Trump's Trade War Rests Heavily on the Sunk Cost Fallacy

The trade war of the past year, and the rumblings of it on the campaign trail in 2016, are in support of a singular message from the President: “Make America Great Again!” By imposing tariffs on friend and foe alike, the idea is to force manufacturing jobs from other countries back to the United States. This scheme will supposedly bring back the halcyon days.

However, this argument rests on a logical fallacy: the sunk cost fallacy. The sunk cost fallacy is when one considers unrecoverable costs in their decision making. For example, someone goes to the movies and pays $10 for a ticket. The movie is terrible and they are trying to decide whether to stay or leave. Some will say “well, I paid the $10 so I might as well stay.” But that is fallacious reasoning. The choice being faced is whether to stay or go, not whether to pay $10 and stay or go. The $10 is already gone. The person will not get that money back; it’s property of someone else now.

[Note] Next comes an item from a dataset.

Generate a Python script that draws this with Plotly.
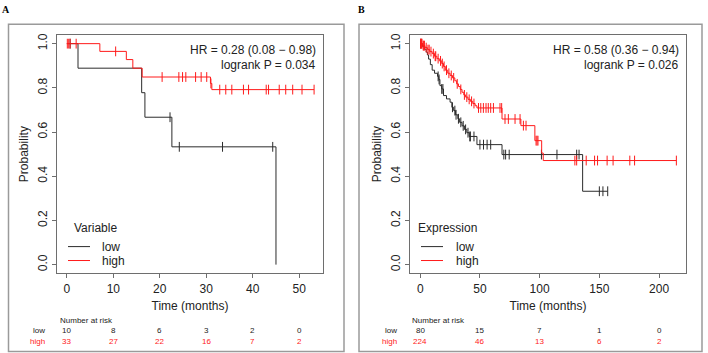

The situation is similar with trade. Even if we take the short-run findings of Autor, Dorn, and Hanson at face value, even if we take the assumptions of Trump et al, that trade has made America weak, it does not logically follow that tariffs are a preferable option or that bringing back those jobs is desirable. The situation has changed. The effects of international trade are sunk costs; they do not factor into future decision making. The question is not whether or not tariffs can bring jobs back or return us to some virtuous past. The question is whether or not, given current conditions and margins along which people adjust, are tariffs the best trade-off?

Economic activity is dynamic. It evolves, just like any ecosystem. It is shaped by the people within it as much as it shapes their behavior. Just as returning Earth to a super-hot primordial period (or an ice age) in order to achieve some goal may benefit certain elements but destroy most others, so would tariffs mess with the economic ecosystem.

Merely closing off trade is not the answer, even if we are to (erroneously) assume trade is harmful. People have adjusted around it, and the cure may very well be worse than the disease.